--- REQUIRED WORK ---
Search the data for the word "Write". Reproduce every line where it is found.

[Records from a data collection]
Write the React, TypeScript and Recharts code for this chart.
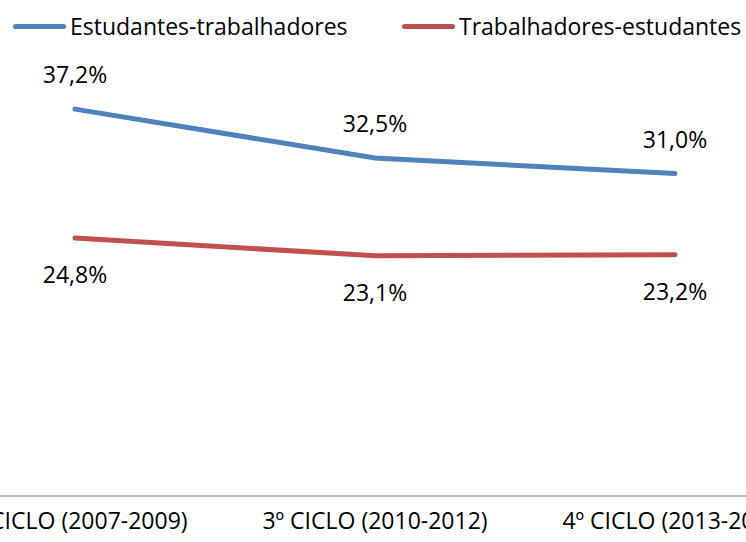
import { LineChart, Line, XAxis, YAxis, LabelList } from "recharts";

const ciclos = ["2º CICLO (2007-2009)", "3º CICLO (2010-2012)", "4º CICLO (2013-2015)"];
const estudantesTrabalhadores = [37.2, 32.5, 31.0];
const trabalhadoresEstudantes = [24.8, 23.1, 23.2];

const seriesInfo = [
  { key: "et", name: "Estudantes-trabalhadores", color: "#4F81BD" },
  { key: "te", name: "Trabalhadores-estudantes", color: "#C0504D" },
];

const data = ciclos.map((c, i) => ({
  ciclo: c,
  et: estudantesTrabalhadores[i],
  te: trabalhadoresEstudantes[i],
}));

const FONT = "'Open Sans', sans-serif";
const FS = 23;
const fmt = (v: any) => `${Number(v).toFixed(1).replace(".", ",")}%`;

function LegendBox() {
  const offsets = [13, 402];
  return (
    <div style={{ position: "absolute", left: 0, top: 0, width: 746, height: 50, fontFamily: FONT, fontSize: FS, color: "#000" }}>
      {seriesInfo.map((s, i) => (
        <div
          key={s.key}
          style={{ position: "absolute", left: offsets[i], top: 11, display: "flex", alignItems: "center", whiteSpace: "nowrap" }}
        >
          <span style={{ display: "inline-block", width: 53, height: 5, borderRadius: 3, background: s.color, marginRight: 4 }} />
          <span style={{ lineHeight: "30px" }}>{s.name}</span>
        </div>
      ))}
    </div>
  );
}

export default function App() {
  return (
    <div style={{ position: "fixed", left: 0, top: 0, width: 746, height: 542, overflow: "hidden", background: "#fff" }}>
      <div style={{ position: "absolute", left: -75, top: 0 }}>
        <LineChart width={900} height={542} data={data} margin={{ top: 80, right: 0, bottom: 0, left: 0 }}>
          <XAxis
            dataKey="ciclo"
            height={46}
            padding={{ left: 150, right: 150 }}
            tickLine={false}
            tickSize={0}
            tickMargin={17}
            axisLine={{ stroke: "#A6A6A6", strokeWidth: 1.5 }}
            tick={{ fill: "#000", fontSize: FS, fontFamily: FONT }}
            interval={0}
          />
          <YAxis hide domain={[0, 40]} />
          <Line
            dataKey="et"
            name={seriesInfo[0].name}
            stroke={seriesInfo[0].color}
            strokeWidth={5}
            strokeLinecap="round"
            dot={false}
            activeDot={false}
            isAnimationActive={false}
          >
            <LabelList
              dataKey="et"
              position="top"
              offset={26}
              formatter={fmt}
              style={{ fill: "#000", fontSize: FS, fontFamily: FONT }}
            />
          </Line>
          <Line
            dataKey="te"
            name={seriesInfo[1].name}
            stroke={seriesInfo[1].color}
            strokeWidth={5}
            strokeLinecap="round"
            dot={false}
            activeDot={false}
            isAnimationActive={false}
          >
            <LabelList
              dataKey="te"
              position="bottom"
              offset={29}
              formatter={fmt}
              style={{ fill: "#000", fontSize: FS, fontFamily: FONT }}
            />
          </Line>
        </LineChart>
      </div>
      <LegendBox />
    </div>
  );
}
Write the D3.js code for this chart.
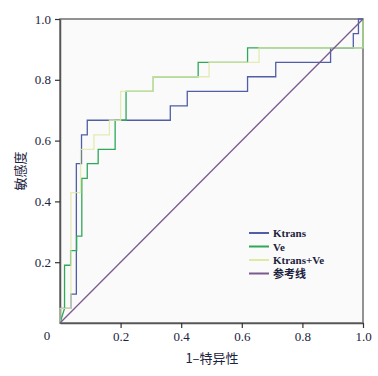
<!DOCTYPE html>
<html>
<head>
<meta charset="utf-8">
<script src="https://cdn.jsdelivr.net/npm/d3@7"></script>
<style>
  body { margin: 0; background: #fff; }
  svg { display: block; }
</style>
</head>
<body>
<svg id="roc" width="378" height="376"></svg>
<script>
// ROC curves, [1 - specificity, sensitivity]
var ktrans = [[0,0],[0,0.048],[0.036,0.048],[0.036,0.095],[0.054,0.095],[0.054,0.524],[0.071,0.524],[0.071,0.619],[0.09,0.619],[0.09,0.667],[0.364,0.667],[0.364,0.714],[0.42,0.714],[0.42,0.762],[0.619,0.762],[0.619,0.81],[0.712,0.81],[0.712,0.857],[0.893,0.857],[0.893,0.905],[0.968,0.905],[0.968,0.952],[0.985,0.952],[0.985,1],[1,1]];
var ve = [[0,0],[0.015,0.048],[0.015,0.19],[0.035,0.19],[0.035,0.238],[0.055,0.238],[0.055,0.286],[0.072,0.286],[0.072,0.476],[0.09,0.476],[0.09,0.524],[0.126,0.524],[0.126,0.571],[0.182,0.571],[0.182,0.667],[0.218,0.667],[0.218,0.762],[0.308,0.762],[0.308,0.81],[0.456,0.81],[0.456,0.857],[0.619,0.857],[0.619,0.905],[1,0.905],[1,1]];
var combined = [[0,0],[0,0.048],[0.036,0.048],[0.036,0.429],[0.068,0.429],[0.068,0.571],[0.112,0.571],[0.112,0.619],[0.163,0.619],[0.163,0.667],[0.2,0.667],[0.2,0.762],[0.308,0.762],[0.308,0.81],[0.492,0.81],[0.492,0.857],[0.657,0.857],[0.657,0.905],[1,0.905],[1,1]];
var refLine = [[0,0],[1,1]];

var seriesNames = ['Ktrans', 'Ve', 'Ktrans+Ve', '参考线'];
var seriesColors = ['#4f5ea6', '#2fa85a', '#dfe9a6', '#7a5a8e'];
var tickVals = [0.2, 0.4, 0.6, 0.8, 1.0];

var svg = d3.select('#roc');
var plotL = 60, plotR = 363, plotT = 19, plotB = 323;

var x = d3.scaleLinear().domain([0, 1]).range([plotL, plotR]);
var y = d3.scaleLinear().domain([0, 1]).range([plotB, plotT]);

// plot background + frame
svg.append('rect')
  .attr('x', plotL).attr('y', plotT)
  .attr('width', plotR - plotL).attr('height', plotB - plotT)
  .attr('fill', '#fafafa')
  .attr('stroke', '#6f6f6f')
  .attr('stroke-width', 1.5);

var serif = '"Liberation Serif", "DejaVu Serif", serif';

var yAxis = svg.append('g')
  .attr('transform', `translate(${plotL},0)`)
  .call(d3.axisLeft(y).tickValues(tickVals).tickSize(5).tickSizeOuter(0).tickFormat(d3.format('.1f')));
var xAxis = svg.append('g')
  .attr('transform', `translate(0,${plotB})`)
  .call(d3.axisBottom(x).tickValues(tickVals).tickSize(5).tickSizeOuter(0).tickFormat(d3.format('.1f')));

[yAxis, xAxis].forEach(function (g) {
  g.select('.domain').attr('stroke', '#555').attr('stroke-width', 1.5);
  g.selectAll('.tick line').attr('stroke', '#333').attr('stroke-width', 1.2);
  g.selectAll('.tick text')
    .attr('font-family', serif)
    .attr('font-size', 13)
    .attr('fill', '#1c2340');
});
yAxis.selectAll('.tick text').attr('x', -9);
xAxis.selectAll('.tick text').attr('y', 9);

svg.append('text')
  .attr('x', 47).attr('y', 340)
  .attr('text-anchor', 'middle')
  .attr('font-family', serif)
  .attr('font-size', 13)
  .attr('fill', '#1c2340')
  .text('0');

// curves
var line = d3.line().x(d => x(d[0])).y(d => y(d[1]));
var curves = [ktrans, ve, combined, refLine];
curves.forEach(function (c, i) {
  svg.append('path')
    .datum(c)
    .attr('d', line)
    .attr('fill', 'none')
    .attr('stroke', seriesColors[i])
    .attr('stroke-width', 1.3)
    .attr('stroke-opacity', i === 2 ? 0.85 : 1);
});

// legend
var legend = svg.append('g').attr('transform', 'translate(249,233)');
seriesNames.forEach(function (name, i) {
  var row = legend.append('g').attr('transform', `translate(0,${i * 13.5})`);
  row.append('line')
    .attr('x1', 0).attr('x2', 20)
    .attr('stroke', seriesColors[i])
    .attr('stroke-width', 2);
  row.append('text')
    .attr('x', 24).attr('y', 4)
    .attr('font-family', serif + ', "Noto Sans CJK SC"')
    .attr('font-size', 11)
    .attr('font-weight', 'bold')
    .attr('fill', '#1c2340')
    .text(name);
});

// axis titles
svg.append('text')
  .attr('x', 212).attr('y', 363)
  .attr('text-anchor', 'middle')
  .attr('font-family', '"Noto Sans CJK SC", sans-serif')
  .attr('font-size', 13)
  .attr('fill', '#1c2340')
  .text('1–特异性');

svg.append('text')
  .attr('transform', 'translate(25,171) rotate(-90)')
  .attr('text-anchor', 'middle')
  .attr('font-family', '"Noto Sans CJK SC", sans-serif')
  .attr('font-size', 13)
  .attr('fill', '#1c2340')
  .text('敏感度');
</script>
</body>
</html>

--- TASK OUTPUT ---
Write the React, TypeScript and Recharts code for this chart.
Write the D3.js code for this chart.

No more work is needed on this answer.